Look for the string "this" and copy every line that has it.

------------------------------

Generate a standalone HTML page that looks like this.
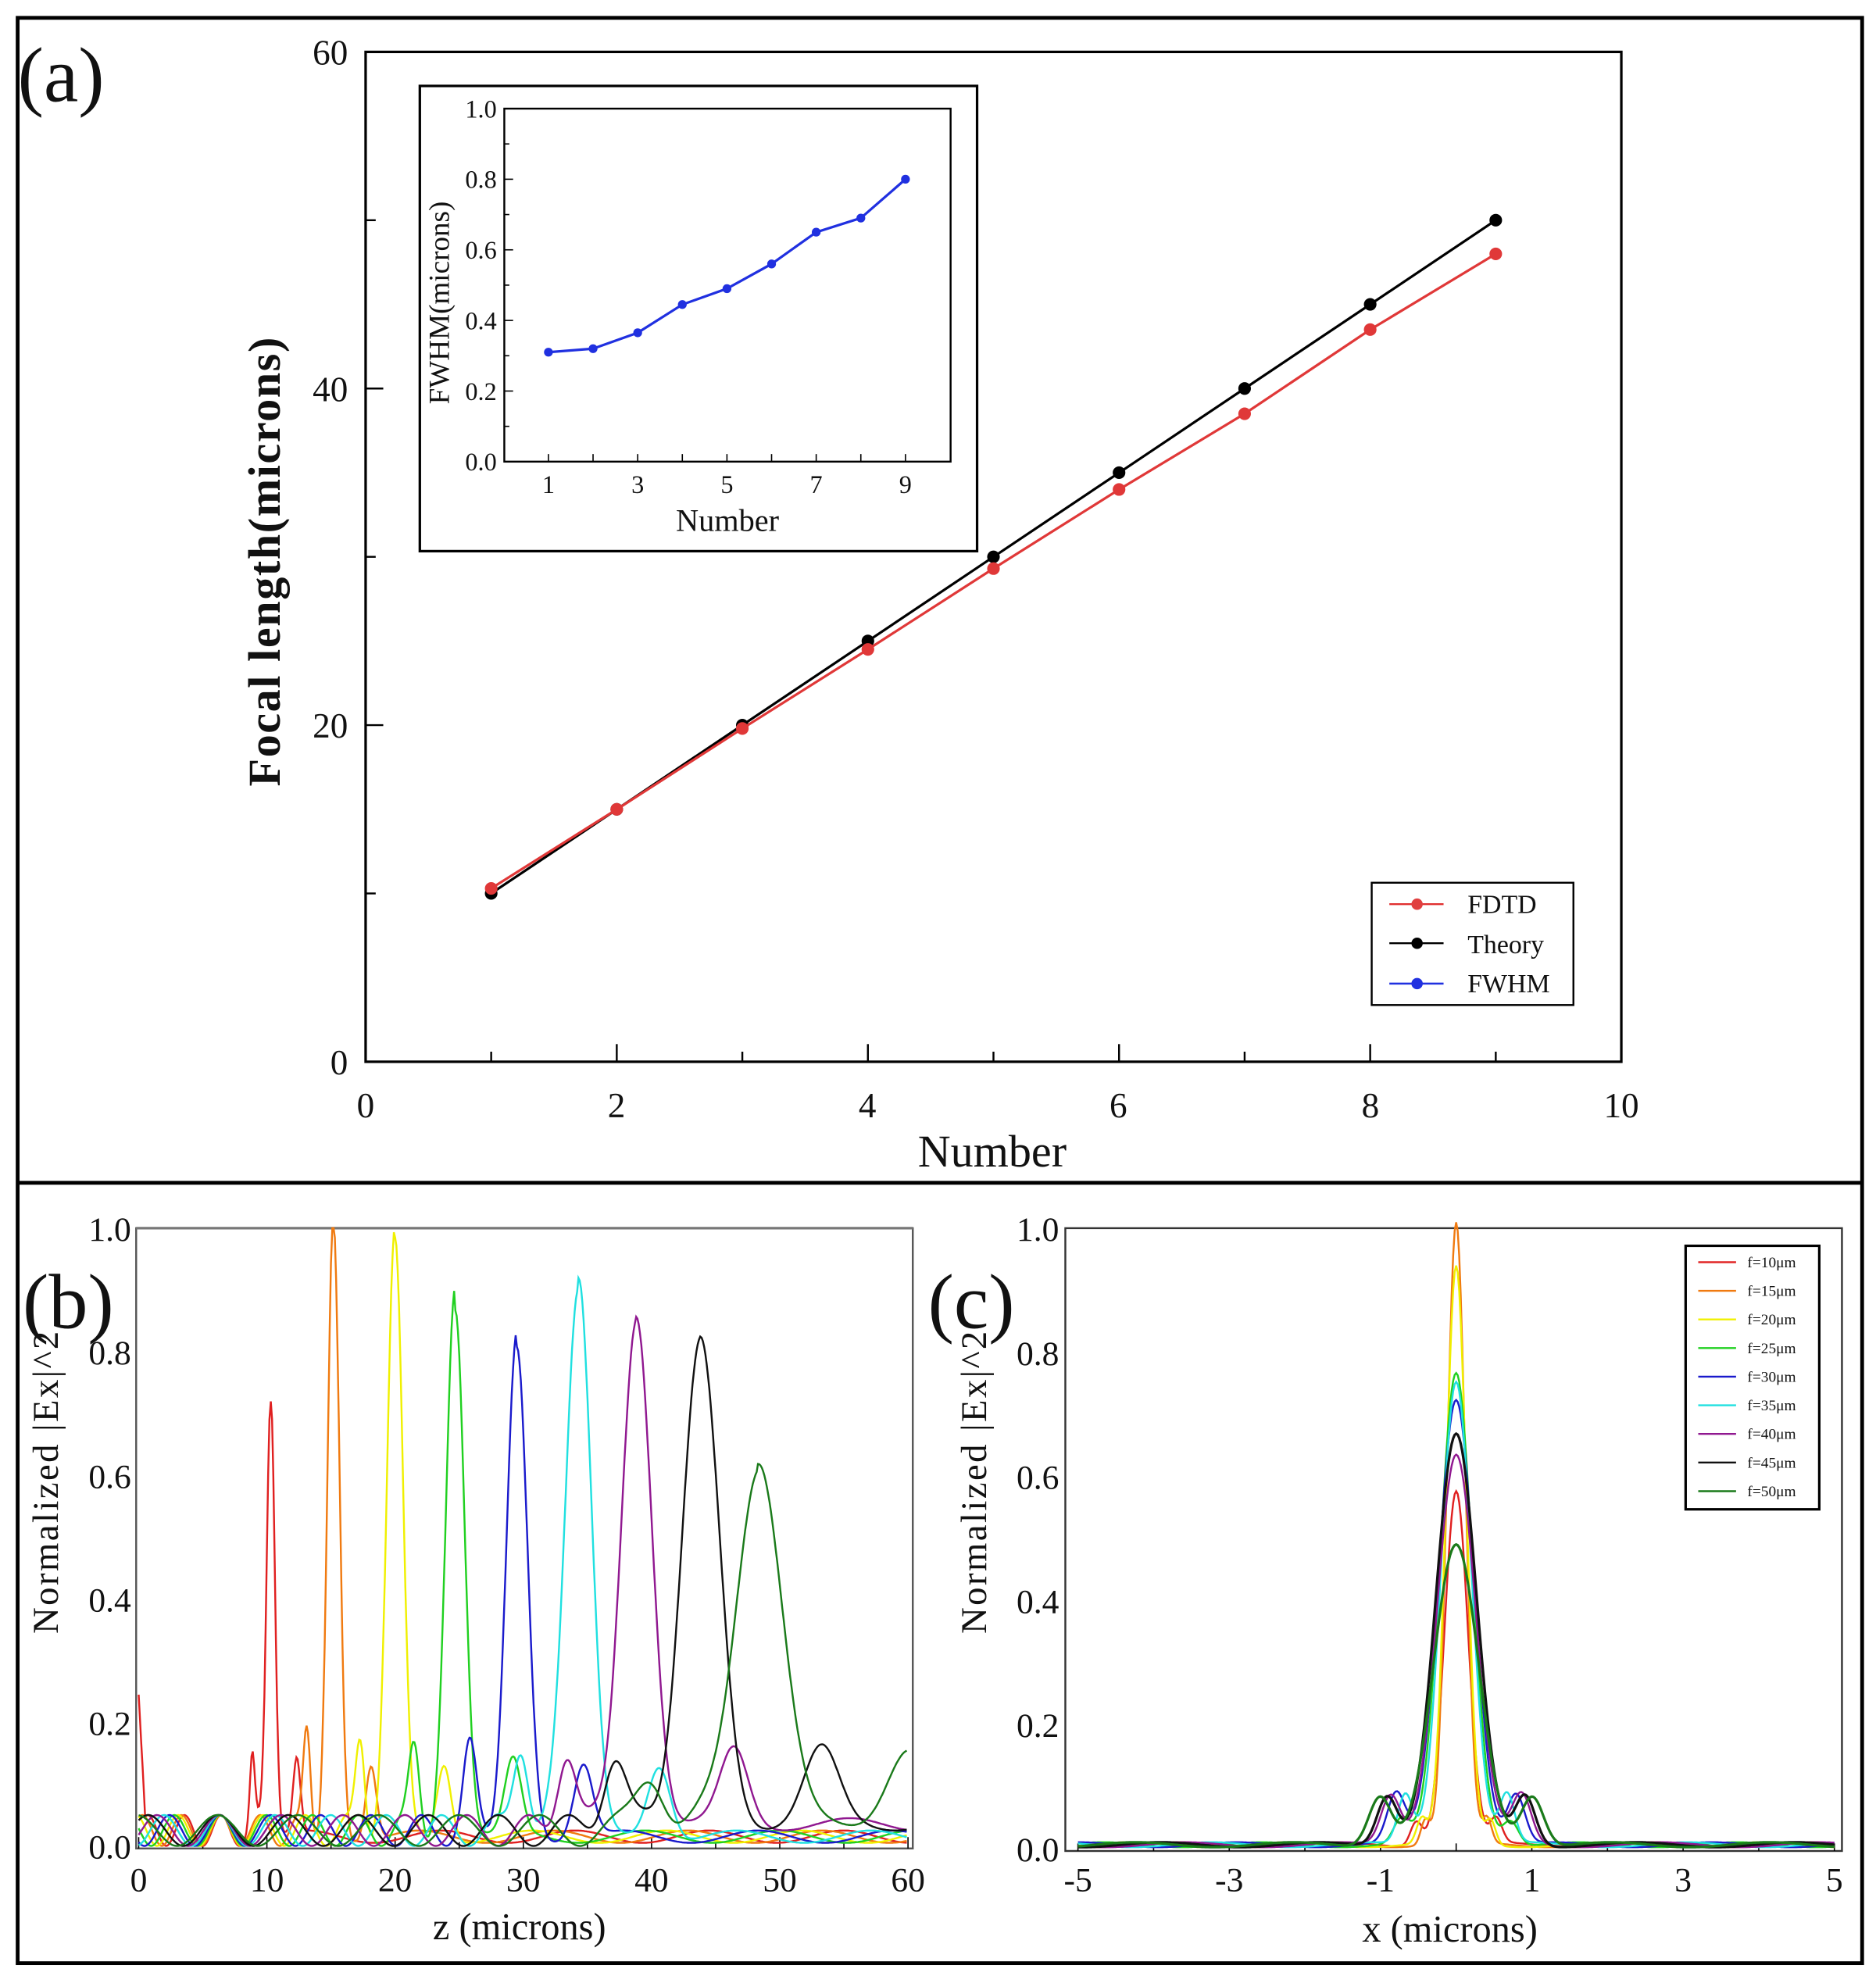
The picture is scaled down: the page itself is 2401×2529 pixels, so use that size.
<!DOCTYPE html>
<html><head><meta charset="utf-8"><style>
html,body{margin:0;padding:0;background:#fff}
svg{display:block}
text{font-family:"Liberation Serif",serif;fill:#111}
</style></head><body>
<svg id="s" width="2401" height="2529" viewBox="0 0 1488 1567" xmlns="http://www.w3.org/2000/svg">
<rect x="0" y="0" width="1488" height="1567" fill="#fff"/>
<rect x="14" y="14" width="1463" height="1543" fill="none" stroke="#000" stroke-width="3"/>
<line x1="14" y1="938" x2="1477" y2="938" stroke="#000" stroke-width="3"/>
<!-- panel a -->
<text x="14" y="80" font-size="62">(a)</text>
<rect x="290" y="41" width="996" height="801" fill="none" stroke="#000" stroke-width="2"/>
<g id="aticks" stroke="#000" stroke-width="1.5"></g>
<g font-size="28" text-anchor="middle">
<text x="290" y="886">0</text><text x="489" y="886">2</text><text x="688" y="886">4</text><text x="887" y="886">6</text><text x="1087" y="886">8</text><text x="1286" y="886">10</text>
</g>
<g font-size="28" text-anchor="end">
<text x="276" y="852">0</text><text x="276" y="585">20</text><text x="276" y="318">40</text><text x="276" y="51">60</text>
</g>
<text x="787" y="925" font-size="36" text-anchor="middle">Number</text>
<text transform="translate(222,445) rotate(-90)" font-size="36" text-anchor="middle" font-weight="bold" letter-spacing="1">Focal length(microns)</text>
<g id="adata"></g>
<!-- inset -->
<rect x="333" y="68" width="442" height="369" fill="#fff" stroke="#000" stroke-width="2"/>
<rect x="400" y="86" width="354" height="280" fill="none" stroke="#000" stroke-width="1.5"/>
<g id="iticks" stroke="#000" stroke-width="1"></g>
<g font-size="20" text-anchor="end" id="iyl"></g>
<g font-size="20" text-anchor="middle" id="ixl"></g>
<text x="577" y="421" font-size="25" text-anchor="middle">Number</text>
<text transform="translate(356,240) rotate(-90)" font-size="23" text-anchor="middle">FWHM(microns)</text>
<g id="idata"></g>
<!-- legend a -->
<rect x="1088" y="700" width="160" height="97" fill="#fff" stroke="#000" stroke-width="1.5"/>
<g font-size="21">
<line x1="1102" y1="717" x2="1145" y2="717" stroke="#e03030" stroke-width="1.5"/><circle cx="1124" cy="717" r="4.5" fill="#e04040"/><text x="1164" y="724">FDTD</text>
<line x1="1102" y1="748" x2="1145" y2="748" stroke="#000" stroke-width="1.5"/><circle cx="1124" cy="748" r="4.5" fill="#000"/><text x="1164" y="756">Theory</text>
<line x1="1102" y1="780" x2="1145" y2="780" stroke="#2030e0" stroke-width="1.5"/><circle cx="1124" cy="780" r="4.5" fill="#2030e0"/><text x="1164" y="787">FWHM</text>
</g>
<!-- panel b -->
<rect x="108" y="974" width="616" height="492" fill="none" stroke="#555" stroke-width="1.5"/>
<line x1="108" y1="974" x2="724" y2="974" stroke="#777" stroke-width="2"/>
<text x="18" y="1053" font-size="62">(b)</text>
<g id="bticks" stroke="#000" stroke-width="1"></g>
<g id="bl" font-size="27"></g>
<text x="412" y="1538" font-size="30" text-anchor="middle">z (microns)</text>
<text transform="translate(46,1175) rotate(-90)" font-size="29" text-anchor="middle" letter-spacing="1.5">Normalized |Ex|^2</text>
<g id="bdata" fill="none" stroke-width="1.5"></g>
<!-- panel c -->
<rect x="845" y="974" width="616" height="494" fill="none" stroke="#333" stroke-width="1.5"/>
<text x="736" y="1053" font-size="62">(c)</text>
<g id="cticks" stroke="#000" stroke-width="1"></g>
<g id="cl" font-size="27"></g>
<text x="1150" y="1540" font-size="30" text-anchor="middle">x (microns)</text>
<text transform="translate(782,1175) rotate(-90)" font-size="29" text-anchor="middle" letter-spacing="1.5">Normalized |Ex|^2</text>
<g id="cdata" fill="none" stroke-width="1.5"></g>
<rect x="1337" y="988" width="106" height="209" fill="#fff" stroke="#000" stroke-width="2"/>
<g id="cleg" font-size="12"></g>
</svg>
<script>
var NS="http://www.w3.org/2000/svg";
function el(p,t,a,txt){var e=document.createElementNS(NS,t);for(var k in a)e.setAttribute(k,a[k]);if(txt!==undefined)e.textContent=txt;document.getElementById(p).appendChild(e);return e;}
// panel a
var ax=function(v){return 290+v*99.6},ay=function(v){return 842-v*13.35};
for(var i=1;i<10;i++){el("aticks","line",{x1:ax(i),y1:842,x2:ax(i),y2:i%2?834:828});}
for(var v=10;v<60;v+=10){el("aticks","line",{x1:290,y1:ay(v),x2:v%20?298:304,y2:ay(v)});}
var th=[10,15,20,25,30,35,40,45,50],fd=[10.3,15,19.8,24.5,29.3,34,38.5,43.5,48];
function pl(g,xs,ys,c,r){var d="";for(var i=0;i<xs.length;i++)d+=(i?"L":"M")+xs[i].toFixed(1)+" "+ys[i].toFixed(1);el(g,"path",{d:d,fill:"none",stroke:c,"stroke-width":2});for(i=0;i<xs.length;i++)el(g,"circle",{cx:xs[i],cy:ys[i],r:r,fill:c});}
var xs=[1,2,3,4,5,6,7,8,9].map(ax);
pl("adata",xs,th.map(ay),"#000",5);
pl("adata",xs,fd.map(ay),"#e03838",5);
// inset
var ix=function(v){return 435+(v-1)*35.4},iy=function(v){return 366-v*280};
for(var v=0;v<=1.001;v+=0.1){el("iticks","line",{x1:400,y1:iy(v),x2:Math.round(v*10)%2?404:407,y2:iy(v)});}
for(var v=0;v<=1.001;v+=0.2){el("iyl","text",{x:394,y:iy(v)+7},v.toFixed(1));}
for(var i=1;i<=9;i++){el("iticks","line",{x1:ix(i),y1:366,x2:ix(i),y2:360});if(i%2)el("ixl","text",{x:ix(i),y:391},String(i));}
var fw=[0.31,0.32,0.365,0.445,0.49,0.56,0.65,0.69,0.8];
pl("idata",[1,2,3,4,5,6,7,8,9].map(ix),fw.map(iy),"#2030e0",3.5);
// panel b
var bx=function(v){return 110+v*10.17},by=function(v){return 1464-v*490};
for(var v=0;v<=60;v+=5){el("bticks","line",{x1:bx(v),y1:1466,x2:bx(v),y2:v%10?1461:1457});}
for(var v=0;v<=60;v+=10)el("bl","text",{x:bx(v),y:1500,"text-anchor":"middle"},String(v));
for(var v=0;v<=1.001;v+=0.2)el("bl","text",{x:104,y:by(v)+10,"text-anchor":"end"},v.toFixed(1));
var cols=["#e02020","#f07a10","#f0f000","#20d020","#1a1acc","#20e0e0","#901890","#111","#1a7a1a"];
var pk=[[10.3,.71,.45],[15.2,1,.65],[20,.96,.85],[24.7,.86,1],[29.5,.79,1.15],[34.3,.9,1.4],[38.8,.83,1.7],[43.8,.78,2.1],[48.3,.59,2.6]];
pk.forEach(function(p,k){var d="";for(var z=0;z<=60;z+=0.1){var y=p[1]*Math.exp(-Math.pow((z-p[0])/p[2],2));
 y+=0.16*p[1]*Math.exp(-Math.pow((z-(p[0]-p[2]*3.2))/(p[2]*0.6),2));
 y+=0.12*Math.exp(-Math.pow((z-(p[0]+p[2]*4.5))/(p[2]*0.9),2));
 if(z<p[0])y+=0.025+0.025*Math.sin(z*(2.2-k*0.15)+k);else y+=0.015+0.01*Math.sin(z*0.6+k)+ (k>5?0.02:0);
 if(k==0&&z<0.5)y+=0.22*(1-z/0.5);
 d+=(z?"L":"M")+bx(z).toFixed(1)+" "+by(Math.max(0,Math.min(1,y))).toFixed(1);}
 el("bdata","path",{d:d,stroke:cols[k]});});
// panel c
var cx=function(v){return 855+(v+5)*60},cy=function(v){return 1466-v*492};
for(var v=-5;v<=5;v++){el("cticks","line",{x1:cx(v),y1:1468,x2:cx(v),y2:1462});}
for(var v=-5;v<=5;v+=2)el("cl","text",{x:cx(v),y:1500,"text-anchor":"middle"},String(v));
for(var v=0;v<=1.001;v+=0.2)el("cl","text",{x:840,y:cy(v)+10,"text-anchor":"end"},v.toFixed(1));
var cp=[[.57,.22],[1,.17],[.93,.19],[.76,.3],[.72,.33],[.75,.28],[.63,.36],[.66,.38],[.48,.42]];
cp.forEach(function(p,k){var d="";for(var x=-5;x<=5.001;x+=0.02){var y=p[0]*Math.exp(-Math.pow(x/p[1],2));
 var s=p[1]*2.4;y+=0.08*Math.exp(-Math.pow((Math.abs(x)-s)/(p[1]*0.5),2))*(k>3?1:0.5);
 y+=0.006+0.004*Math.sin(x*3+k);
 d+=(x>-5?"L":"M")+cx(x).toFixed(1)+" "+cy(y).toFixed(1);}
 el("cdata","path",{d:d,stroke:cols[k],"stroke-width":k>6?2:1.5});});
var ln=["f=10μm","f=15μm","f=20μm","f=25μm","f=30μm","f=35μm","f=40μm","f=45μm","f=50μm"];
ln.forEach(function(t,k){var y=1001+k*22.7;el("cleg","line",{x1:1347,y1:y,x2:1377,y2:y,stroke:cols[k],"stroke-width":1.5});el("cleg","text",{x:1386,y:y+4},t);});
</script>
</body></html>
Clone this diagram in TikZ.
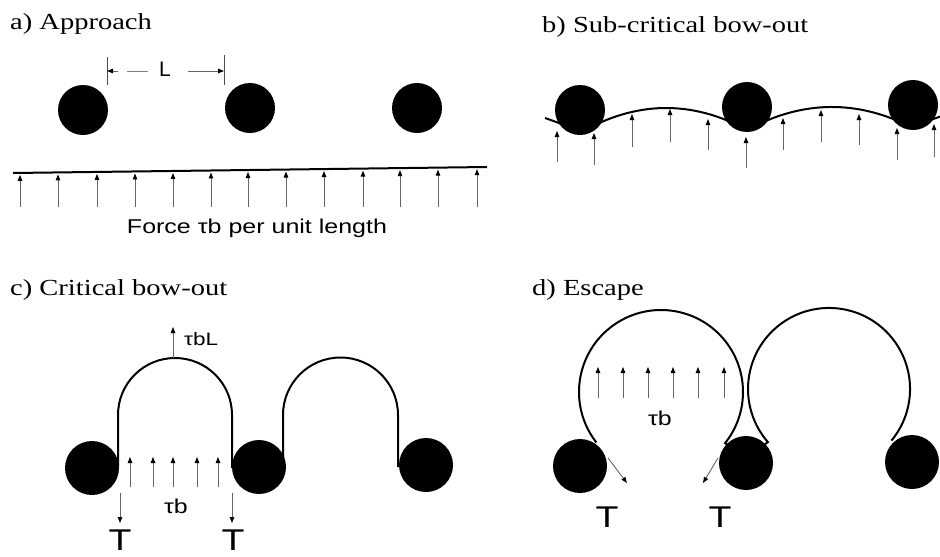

------------------------------

• Response below:
Generate a standalone HTML page that looks like this.
Clone this diagram in TikZ.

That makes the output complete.